If all writes succeed, the Recommended section is empty. If no writes succeed (e.g., read-only invocation), all actions appear under Recommended — the report becomes a maintenance plan.

Phase 5: Commit Changes

After all actions are executed and the report is generated, handle committing the changes. Skip this phase if no files were modified (all Keep, or all writes failed).

Detect git context

Before offering options, check:

  1. Which branch is currently checked out (main/master vs feature branch)
  2. Whether the working tree has other uncommitted changes beyond what compound-refresh modified
  3. Recent commit messages to match the repo's commit style

Autonomous mode

Use sensible defaults — no user to ask:

Context Default action
On main/master Create a descriptively named branch, commit, attempt to open a PR. If PR creation fails, report the branch name.
On a feature branch Commit as a separate commit on the current branch
Git operations fail Include the recommended git commands in the report and continue

Stage only the files that compound-refresh modified — not other dirty files in the working tree.

Interactive mode

First, run git branch --show-current to determine the current branch. Then present the correct options based on the result. Stage only compound-refresh files regardless of which option the user picks.

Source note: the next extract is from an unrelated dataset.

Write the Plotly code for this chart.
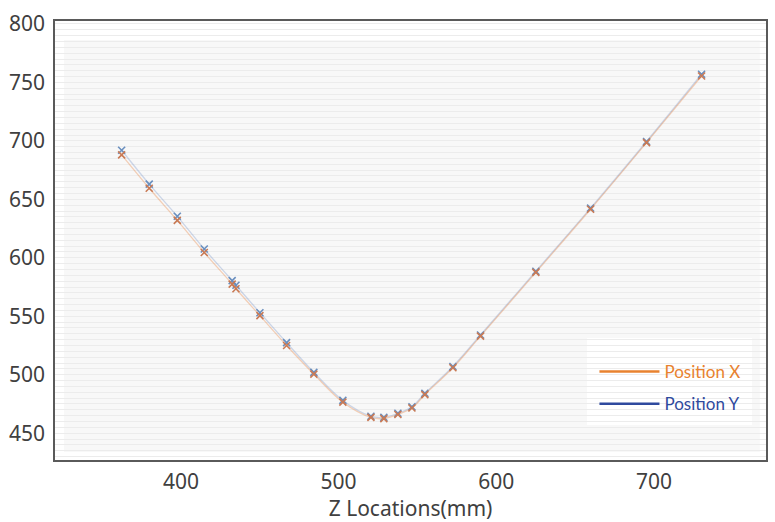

If the current branch is main, master, or the repo's default branch:

Do NOT offer to commit directly to main. Always offer a branch first:

  1. Create a branch, commit, and open a PR (recommended)
  2. Don't commit — I'll handle it

If the current branch is a feature branch, clean working tree:

  1. Commit to this branch as a separate commit (recommended)
  2. Create a separate branch and commit
  3. Don't commit

If the current branch is a feature branch, dirty working tree (other uncommitted changes):

  1. Commit only the compound-refresh changes to this branch (selective staging — other dirty files stay untouched)
  2. Don't commit

Commit message

Write a descriptive commit message that:

  • Summarizes what was refreshed (e.g., "update 3 stale learnings, archive 1 obsolete doc")
  • Follows the repo's existing commit conventions (check recent git log for style)
  • Is succinct — the details are in the changed files themselves

Relationship to ce:compound

  • ce:compound captures a newly solved, verified problem
  • ce:compound-refresh maintains older learnings as the codebase evolves

Use Replace only when the refresh process has enough real evidence to write a trustworthy successor. When evidence is insufficient, mark as stale and recommend ce:compound for when the user next encounters that problem area.